For applications involving high volume processing of parts, the casting machines are typically designed to form the casting by a relatively short cycle repetitive casting operation.
The use of a batch fluid bed furnace or furnaces to perform the sand core debonding and/or simultaneous or subsequent heat treating operations exhibits the following disadvantages:
a) After the parts are cast, they are introduced into fixtures or baskets until these holding devices are filled to their capacity, where upon the fixtures or baskets containing the parts are submerged in the fluid bed furnace for the time required to accomplish the processing objectives.
This requires the first parts entering the fixture or basket to wait until the loading of the basket or fixture is completed thereby losing heat during this waiting period. The average temperature of the parts in the loaded fixture is considerably lower than their temperature when they leave the casting machine. This represents energy inefficiency with respect to a following thermal process for sand core debonding and heat treating.
b) In typical applications of high volume processing of castings, the casting machines are delivering parts to the process at a uniform cycle time. The requirement to receive a load of parts, to open the fluid bed furnace cover and load the parts, then close the furnace cover, adds time to the processing cycle time; thereby increasing the cost of the process.
In addition, the uniform conveying of the parts through the casting process is interrupted by the batch nature of the fluid bed furnaces and would be more effectively served by a continuous or semi-continuous flow of product through a continuous or semi continuous fluid bed furnace for sand core debonding and heat treating.

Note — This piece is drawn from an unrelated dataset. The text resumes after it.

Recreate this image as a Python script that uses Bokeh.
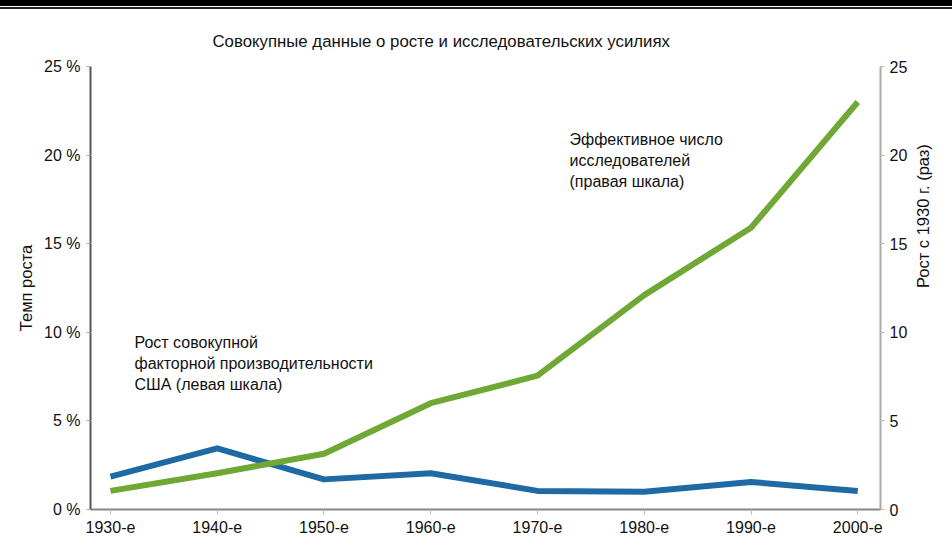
import math
from bokeh.plotting import figure
from bokeh.models import Range1d, LinearAxis, FixedTicker, Label, Title
from bokeh.embed import file_html
from bokeh.resources import INLINE

# ---- data ----
decades = ["1930-е", "1940-е", "1950-е", "1960-е", "1970-е", "1980-е", "1990-е", "2000-е"]
tfp_growth = [1.85, 3.45, 1.7, 2.05, 1.05, 1.0, 1.55, 1.05]        # % (left scale)
researchers = [1.05, 2.05, 3.15, 6.0, 7.55, 12.1, 15.9, 23.0]       # times since 1930 (right scale)
left_ticks = [0, 5, 10, 15, 20, 25]
left_tick_labels = ["0 %", "5 %", "10 %", "15 %", "20 %", "25 %"]
right_ticks = [0, 5, 10, 15, 20, 25]

title_text = "Совокупные данные о росте и исследовательских усилиях"
left_label = "Темп роста"
right_label = "Рост с 1930 г. (раз)"
note_researchers = "Эффективное число\nисследователей\n(правая шкала)"
note_tfp = "Рост совокупной\nфакторной производительности\nСША (левая шкала)"

FONT = "Liberation Sans"
BLUE = "#1f6aa5"
GREEN = "#6fa834"
TXT = "#111111"

xs = list(range(len(decades)))

p = figure(width=952, height=538, output_backend="svg", toolbar_location=None,
           x_range=Range1d(-0.187, 7.213), y_range=Range1d(0, 25),
           min_border_left=90, min_border_right=72, min_border_top=66, min_border_bottom=28)
p.title = Title(text=title_text, align="left", offset=122, text_font=FONT,
                text_font_size="16.8px", text_font_style="normal", text_color=TXT,
                standoff=31)
p.extra_y_ranges = {"right": Range1d(0, 25)}
p.styles = {"box-shadow": "inset 0px 6px 0px 0px #000000, inset 0px 7px 0px 0px #ffffff, inset 0px 9px 0px 0px #222222"}

p.outline_line_color = None
p.grid.visible = False
p.background_fill_color = "white"
p.border_fill_alpha = 0

# x axis
xa = p.xaxis[0]
xa.ticker = FixedTicker(ticks=xs)
xa.major_label_overrides = {i: d for i, d in enumerate(decades)}
xa.axis_line_color = "#888888"
xa.axis_line_width = 2
xa.major_tick_line_color = "#bbbbbb"
xa.major_tick_in = 0
xa.major_tick_out = 5
xa.minor_tick_line_color = None
xa.major_label_text_font = FONT
xa.major_label_text_font_size = "16px"
xa.major_label_text_color = TXT
xa.major_label_standoff = 4

# left axis
ya = p.yaxis[0]
ya.ticker = FixedTicker(ticks=left_ticks)
ya.major_label_overrides = {t: l for t, l in zip(left_ticks, left_tick_labels)}
ya.axis_line_color = "#555555"
ya.axis_line_width = 2
ya.major_tick_line_color = "#aaaaaa"
ya.major_tick_in = 0
ya.major_tick_out = 4
ya.minor_tick_line_color = None
ya.major_label_text_font = FONT
ya.major_label_text_font_size = "16px"
ya.major_label_text_color = TXT
ya.major_label_standoff = 6
ya.axis_label = left_label
ya.axis_label_text_font = FONT
ya.axis_label_text_font_size = "16.5px"
ya.axis_label_text_font_style = "normal"
ya.axis_label_text_color = TXT
ya.axis_label_standoff = 6

# right axis
ra = LinearAxis(y_range_name="right", ticker=FixedTicker(ticks=right_ticks))
ra.axis_line_color = "#aaaaaa"
ra.axis_line_width = 2
ra.major_tick_line_color = "#bbbbbb"
ra.major_tick_in = 0
ra.major_tick_out = 4
ra.minor_tick_line_color = None
ra.major_label_text_font = FONT
ra.major_label_text_font_size = "16px"
ra.major_label_text_color = TXT
ra.major_label_standoff = 5
ra.axis_label = right_label
ra.axis_label_text_font = FONT
ra.axis_label_text_font_size = "16.5px"
ra.axis_label_text_font_style = "normal"
ra.axis_label_text_color = TXT
ra.axis_label_standoff = 13
if "axis_label_orientation" in ra.properties():
    ra.axis_label_orientation = math.pi / 2
p.add_layout(ra, "right")

# lines
p.line(xs, tfp_growth, line_color=BLUE, line_width=6, line_join="round")
p.line(xs, researchers, line_color=GREEN, line_width=6, line_join="round", y_range_name="right")

# notes
p.add_layout(Label(x=4.30, y=21.35, text=note_researchers, text_font=FONT,
                   text_font_size="16px", text_color=TXT, text_baseline="top",
                   text_line_height=1.22))
p.add_layout(Label(x=0.225, y=9.9, text=note_tfp, text_font=FONT,
                   text_font_size="16px", text_color=TXT, text_baseline="top",
                   text_line_height=1.22))

open("out.html", "w").write(file_html(p, INLINE))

This invention involves the use of a continuous or semi-continuous fluid bed furnace for sand core debonding of ferrous and nonferrous castings with or without subsequent heat treatment. This invention eliminates the disadvantages of the older non-fluidized bed processes as well as those of the batch fluid bed furnace, achieving a more effecting processing system with respect to operating cost as well as processed part quality.